--- Objective ---
Among the lines below, list those containing the string "that".
===== The input =====
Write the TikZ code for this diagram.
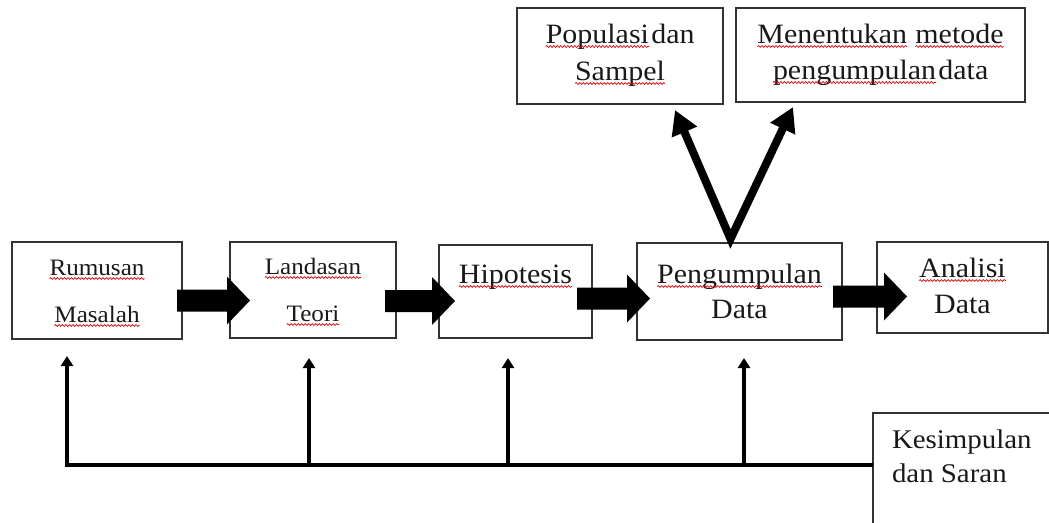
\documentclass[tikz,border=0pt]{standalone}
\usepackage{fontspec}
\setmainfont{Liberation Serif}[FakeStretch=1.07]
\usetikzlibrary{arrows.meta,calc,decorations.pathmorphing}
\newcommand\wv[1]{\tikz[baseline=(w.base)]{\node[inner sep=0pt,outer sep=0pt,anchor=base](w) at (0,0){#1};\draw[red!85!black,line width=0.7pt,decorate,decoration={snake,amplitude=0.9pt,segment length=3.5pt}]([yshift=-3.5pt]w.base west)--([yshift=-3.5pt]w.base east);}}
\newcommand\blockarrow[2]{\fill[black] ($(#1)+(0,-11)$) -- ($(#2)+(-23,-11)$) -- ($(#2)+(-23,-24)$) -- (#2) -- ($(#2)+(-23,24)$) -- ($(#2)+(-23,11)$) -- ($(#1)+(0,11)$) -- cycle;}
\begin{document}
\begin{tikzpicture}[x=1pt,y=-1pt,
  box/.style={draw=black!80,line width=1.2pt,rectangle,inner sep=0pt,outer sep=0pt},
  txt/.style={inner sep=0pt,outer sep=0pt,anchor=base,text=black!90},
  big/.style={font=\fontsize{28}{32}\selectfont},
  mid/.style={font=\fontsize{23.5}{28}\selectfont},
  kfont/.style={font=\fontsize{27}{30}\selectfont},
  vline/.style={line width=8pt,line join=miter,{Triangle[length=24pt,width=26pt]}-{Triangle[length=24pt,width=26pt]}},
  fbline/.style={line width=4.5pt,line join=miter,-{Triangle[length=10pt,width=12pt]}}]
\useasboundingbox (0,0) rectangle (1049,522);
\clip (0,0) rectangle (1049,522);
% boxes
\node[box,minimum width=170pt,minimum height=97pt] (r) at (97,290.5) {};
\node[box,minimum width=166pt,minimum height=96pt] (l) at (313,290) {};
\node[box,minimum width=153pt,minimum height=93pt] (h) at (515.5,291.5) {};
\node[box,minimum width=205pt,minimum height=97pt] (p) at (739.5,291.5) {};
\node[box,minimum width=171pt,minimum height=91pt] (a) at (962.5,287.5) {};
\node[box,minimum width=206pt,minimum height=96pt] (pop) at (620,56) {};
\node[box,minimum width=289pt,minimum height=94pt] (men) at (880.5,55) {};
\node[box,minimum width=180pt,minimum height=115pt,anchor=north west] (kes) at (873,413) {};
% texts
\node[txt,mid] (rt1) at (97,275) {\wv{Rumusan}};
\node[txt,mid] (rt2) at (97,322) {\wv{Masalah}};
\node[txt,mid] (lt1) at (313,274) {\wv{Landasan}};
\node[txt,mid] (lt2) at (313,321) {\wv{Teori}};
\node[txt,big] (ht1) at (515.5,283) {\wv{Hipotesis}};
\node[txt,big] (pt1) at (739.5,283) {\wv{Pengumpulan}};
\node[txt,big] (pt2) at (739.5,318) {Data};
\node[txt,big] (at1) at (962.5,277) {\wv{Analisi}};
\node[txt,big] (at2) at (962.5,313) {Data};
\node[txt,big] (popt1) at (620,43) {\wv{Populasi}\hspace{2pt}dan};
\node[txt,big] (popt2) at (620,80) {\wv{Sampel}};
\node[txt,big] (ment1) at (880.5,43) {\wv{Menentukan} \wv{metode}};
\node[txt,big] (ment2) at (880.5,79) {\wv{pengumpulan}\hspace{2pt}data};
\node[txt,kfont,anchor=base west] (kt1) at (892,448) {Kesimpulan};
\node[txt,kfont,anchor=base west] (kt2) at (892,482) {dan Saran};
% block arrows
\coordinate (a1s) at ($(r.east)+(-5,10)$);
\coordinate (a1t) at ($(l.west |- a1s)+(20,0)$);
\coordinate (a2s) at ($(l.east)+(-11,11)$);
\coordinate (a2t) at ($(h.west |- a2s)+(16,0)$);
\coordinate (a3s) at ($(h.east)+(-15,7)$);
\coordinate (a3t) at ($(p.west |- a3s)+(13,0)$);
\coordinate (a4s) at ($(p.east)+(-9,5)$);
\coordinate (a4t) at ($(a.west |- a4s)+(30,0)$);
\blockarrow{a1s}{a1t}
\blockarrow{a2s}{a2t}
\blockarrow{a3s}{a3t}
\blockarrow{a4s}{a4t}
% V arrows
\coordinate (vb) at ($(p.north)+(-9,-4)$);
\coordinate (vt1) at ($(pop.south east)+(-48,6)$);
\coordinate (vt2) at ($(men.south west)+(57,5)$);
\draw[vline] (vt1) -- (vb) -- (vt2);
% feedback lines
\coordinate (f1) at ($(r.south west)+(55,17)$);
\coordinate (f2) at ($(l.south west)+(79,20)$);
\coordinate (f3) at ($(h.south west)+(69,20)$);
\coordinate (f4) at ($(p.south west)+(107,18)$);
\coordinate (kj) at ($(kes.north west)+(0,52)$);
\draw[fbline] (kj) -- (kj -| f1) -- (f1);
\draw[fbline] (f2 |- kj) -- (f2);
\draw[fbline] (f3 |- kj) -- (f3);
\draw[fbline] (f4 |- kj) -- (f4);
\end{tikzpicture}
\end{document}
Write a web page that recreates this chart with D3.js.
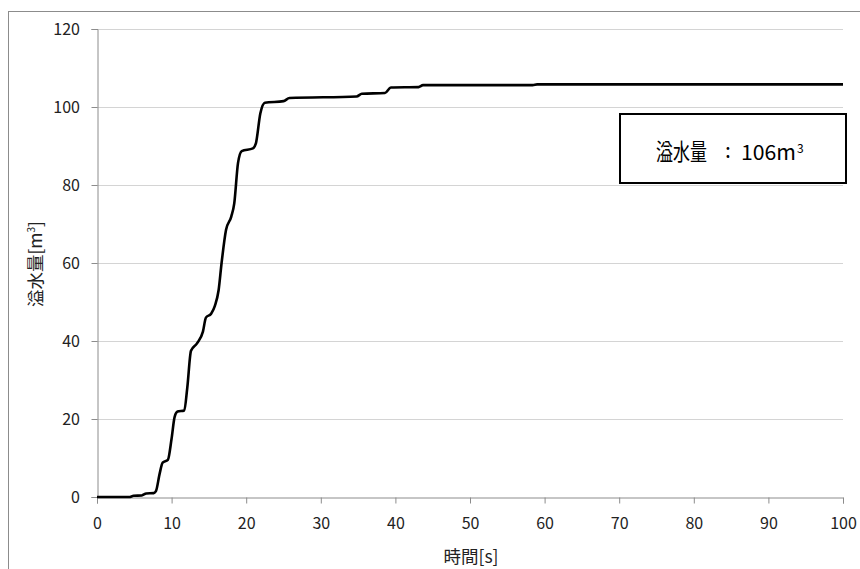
=====
===== The input =====
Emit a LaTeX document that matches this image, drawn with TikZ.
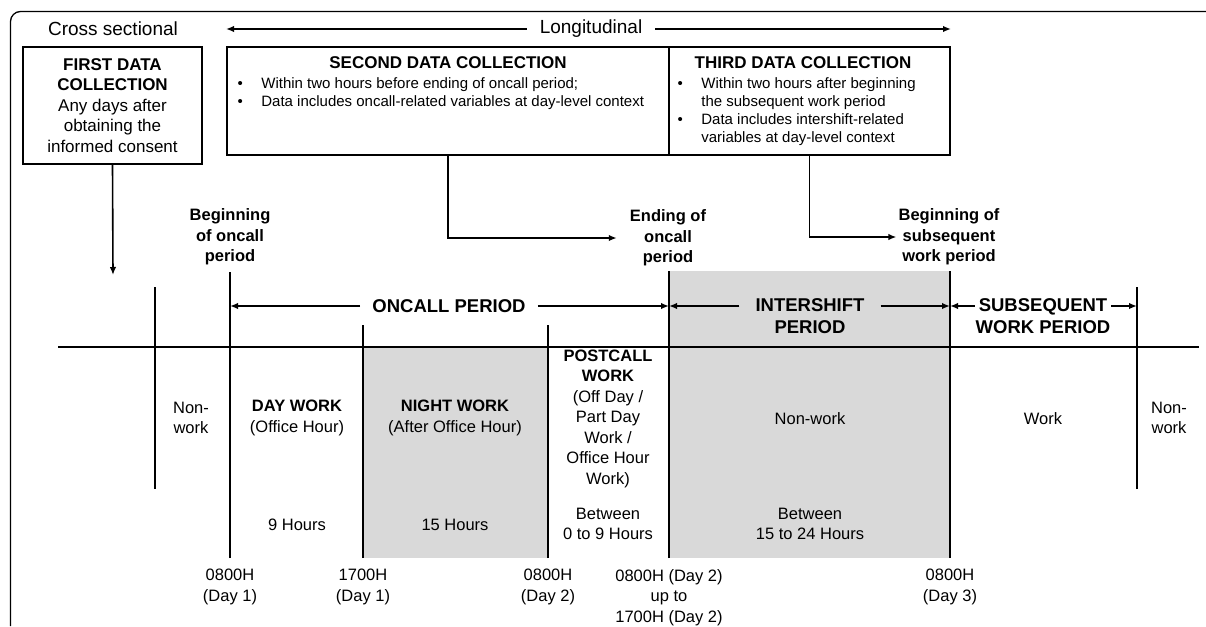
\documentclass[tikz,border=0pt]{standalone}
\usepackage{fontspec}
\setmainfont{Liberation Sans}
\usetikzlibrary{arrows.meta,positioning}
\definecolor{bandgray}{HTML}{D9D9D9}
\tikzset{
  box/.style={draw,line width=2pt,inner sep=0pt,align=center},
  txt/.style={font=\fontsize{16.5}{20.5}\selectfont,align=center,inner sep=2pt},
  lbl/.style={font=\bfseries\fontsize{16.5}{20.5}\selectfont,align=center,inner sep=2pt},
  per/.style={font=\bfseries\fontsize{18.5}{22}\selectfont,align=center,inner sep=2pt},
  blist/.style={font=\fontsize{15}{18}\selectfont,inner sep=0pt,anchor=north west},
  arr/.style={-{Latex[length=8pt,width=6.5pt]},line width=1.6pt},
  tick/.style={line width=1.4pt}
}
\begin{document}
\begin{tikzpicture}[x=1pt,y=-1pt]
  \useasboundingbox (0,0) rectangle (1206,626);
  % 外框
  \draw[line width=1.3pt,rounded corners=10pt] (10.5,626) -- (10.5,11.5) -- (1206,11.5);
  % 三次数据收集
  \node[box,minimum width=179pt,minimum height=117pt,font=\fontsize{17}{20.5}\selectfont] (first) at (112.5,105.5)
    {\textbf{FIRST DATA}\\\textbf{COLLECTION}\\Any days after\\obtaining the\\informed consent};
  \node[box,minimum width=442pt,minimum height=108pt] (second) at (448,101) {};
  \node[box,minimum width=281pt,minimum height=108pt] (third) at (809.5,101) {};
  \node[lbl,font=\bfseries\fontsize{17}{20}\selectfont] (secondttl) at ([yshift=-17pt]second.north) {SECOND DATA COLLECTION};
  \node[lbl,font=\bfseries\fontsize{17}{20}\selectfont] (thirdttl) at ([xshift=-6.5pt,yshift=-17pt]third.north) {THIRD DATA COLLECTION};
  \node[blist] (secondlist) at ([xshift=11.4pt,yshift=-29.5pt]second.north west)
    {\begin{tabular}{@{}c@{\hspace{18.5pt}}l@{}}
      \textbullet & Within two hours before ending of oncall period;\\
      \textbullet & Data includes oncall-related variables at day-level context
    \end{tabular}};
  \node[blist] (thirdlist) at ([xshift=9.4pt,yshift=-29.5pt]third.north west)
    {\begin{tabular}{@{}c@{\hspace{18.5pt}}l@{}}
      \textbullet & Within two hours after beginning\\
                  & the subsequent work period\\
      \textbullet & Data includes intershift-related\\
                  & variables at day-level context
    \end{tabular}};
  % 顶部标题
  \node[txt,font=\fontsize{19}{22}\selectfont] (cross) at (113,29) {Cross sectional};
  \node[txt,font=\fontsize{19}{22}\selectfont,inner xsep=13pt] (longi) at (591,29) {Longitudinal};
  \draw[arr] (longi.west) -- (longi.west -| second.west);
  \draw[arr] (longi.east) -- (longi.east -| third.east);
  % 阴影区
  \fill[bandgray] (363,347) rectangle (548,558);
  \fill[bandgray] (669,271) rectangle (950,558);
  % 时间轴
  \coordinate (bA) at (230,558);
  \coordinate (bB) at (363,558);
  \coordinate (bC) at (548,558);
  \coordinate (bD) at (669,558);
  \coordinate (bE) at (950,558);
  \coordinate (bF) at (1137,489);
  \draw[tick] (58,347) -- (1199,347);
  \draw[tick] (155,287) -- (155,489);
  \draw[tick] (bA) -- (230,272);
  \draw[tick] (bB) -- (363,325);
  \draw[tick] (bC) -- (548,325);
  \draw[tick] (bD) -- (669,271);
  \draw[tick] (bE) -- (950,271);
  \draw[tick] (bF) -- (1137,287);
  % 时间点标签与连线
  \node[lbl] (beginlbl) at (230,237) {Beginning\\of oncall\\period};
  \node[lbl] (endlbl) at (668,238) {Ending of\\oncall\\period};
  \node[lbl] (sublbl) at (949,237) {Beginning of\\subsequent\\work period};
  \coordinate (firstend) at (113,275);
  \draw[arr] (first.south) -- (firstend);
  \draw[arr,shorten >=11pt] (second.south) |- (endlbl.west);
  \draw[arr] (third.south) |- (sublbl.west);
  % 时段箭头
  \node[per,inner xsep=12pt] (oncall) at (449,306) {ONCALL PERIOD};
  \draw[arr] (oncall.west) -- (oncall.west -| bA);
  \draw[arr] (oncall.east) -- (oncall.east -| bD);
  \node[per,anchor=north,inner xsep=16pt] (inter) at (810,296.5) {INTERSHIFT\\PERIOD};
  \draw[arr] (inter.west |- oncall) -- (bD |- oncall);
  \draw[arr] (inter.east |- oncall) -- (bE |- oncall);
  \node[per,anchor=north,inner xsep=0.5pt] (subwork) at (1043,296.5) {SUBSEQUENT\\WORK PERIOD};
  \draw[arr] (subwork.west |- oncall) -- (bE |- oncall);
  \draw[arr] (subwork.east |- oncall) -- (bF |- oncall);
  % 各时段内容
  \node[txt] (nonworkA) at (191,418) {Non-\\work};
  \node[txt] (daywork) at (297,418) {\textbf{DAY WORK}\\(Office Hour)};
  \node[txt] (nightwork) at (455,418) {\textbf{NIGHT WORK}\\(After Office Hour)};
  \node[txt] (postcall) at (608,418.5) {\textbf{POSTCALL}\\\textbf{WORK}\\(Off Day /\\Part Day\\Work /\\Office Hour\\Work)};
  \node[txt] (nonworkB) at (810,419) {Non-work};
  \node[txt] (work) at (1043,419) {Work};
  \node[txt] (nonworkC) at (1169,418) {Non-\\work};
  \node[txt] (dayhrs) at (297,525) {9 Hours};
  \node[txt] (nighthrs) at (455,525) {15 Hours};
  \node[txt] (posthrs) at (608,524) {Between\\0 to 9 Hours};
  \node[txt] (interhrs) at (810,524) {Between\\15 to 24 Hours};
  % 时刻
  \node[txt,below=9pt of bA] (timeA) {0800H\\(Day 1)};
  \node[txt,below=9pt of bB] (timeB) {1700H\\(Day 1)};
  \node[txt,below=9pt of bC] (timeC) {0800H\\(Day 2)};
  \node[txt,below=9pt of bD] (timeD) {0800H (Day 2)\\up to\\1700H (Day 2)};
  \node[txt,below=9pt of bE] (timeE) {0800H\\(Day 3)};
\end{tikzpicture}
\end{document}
=====
--- Answer to this problem ---
Write a web page that recreates this chart with D3.js.
Emit a LaTeX document that matches this image, drawn with TikZ.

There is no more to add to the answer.